- **Stored records**:
---

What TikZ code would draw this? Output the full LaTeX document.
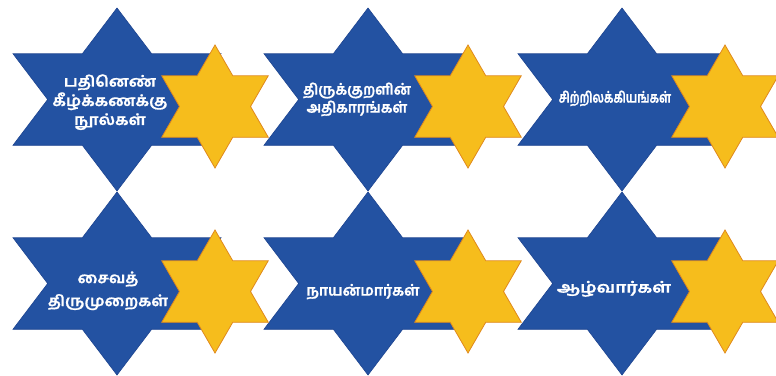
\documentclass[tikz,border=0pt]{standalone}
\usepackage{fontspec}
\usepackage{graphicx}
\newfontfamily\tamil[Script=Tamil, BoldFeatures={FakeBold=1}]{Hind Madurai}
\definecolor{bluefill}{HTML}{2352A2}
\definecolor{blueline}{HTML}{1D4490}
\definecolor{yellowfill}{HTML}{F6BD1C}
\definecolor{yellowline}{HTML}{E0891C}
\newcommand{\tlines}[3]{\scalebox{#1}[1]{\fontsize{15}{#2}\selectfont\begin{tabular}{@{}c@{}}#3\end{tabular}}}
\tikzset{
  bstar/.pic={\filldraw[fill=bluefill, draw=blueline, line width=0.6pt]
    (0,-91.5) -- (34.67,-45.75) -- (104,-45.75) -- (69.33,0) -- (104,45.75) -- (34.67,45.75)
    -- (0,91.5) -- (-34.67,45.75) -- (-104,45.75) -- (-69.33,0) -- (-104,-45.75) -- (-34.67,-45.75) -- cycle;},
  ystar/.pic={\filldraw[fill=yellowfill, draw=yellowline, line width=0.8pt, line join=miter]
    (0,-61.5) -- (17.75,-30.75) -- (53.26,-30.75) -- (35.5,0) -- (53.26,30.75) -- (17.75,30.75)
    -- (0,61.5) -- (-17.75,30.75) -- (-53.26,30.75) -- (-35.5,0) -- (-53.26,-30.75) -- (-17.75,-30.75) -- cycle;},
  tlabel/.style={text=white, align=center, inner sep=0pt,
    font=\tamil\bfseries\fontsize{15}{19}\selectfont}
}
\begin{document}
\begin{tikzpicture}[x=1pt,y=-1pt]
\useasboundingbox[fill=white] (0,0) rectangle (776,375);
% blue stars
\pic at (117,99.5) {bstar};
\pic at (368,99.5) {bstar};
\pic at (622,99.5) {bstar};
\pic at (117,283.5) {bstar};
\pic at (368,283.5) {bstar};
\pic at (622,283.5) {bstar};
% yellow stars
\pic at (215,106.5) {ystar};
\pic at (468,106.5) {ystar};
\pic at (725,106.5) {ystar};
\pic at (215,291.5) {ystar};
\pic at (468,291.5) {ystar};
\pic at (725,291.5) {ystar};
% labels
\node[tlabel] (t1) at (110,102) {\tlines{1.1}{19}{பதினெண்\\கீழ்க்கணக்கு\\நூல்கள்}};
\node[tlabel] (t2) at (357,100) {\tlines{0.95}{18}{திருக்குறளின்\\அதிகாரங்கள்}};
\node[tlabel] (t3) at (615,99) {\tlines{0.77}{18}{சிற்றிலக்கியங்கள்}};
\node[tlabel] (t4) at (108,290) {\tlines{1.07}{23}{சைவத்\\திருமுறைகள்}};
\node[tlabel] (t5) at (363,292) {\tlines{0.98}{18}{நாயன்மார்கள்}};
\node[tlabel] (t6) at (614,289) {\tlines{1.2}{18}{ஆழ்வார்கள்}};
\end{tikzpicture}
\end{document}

---

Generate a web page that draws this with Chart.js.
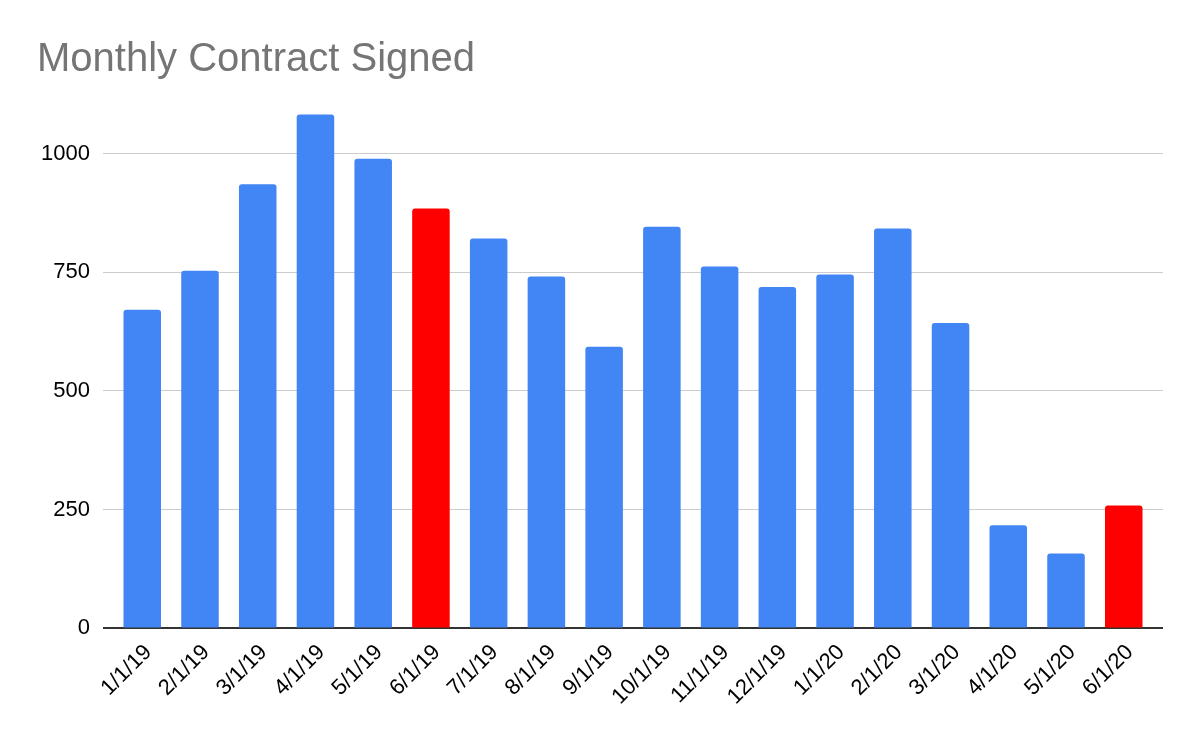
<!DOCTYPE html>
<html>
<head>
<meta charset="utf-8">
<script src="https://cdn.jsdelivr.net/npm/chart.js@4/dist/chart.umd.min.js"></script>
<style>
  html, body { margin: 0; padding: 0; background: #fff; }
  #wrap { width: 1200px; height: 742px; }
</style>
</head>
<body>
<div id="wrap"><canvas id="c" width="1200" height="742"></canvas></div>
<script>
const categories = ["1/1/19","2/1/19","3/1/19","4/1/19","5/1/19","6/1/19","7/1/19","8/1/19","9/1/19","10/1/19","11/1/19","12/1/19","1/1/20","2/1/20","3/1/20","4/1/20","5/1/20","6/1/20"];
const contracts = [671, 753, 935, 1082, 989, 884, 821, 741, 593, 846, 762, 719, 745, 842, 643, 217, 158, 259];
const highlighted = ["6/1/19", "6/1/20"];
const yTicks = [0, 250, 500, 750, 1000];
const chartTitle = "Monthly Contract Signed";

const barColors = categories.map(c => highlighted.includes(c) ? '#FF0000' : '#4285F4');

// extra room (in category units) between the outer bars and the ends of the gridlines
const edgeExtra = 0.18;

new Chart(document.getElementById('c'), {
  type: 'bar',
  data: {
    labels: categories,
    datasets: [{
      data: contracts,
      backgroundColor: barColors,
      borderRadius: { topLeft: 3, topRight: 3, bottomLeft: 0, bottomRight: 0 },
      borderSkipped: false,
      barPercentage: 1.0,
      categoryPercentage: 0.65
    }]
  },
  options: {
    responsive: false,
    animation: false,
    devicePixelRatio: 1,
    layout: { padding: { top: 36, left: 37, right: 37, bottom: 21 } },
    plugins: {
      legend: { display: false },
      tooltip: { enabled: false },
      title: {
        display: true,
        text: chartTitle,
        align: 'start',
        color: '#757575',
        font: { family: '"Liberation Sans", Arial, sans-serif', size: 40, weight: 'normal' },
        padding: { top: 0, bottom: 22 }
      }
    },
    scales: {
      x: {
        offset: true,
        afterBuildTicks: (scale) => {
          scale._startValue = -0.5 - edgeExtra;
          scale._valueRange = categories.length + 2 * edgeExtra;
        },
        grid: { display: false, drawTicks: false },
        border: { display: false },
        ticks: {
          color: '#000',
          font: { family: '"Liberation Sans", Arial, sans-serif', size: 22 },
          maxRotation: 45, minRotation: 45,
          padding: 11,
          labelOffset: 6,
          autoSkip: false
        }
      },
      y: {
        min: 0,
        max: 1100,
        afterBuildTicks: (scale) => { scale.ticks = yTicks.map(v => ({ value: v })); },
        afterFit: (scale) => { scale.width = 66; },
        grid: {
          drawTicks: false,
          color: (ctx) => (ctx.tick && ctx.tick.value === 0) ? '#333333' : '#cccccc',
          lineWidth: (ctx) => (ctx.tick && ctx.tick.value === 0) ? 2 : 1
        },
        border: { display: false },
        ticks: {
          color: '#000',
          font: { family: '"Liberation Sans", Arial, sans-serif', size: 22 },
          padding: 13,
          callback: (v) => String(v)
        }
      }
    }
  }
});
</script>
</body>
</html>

---

- **To be done**:
List all lines from the entries that include the word "this".

- **The response**:
What TikZ code would draw this? Output the full LaTeX document.
Generate a web page that draws this with Chart.js.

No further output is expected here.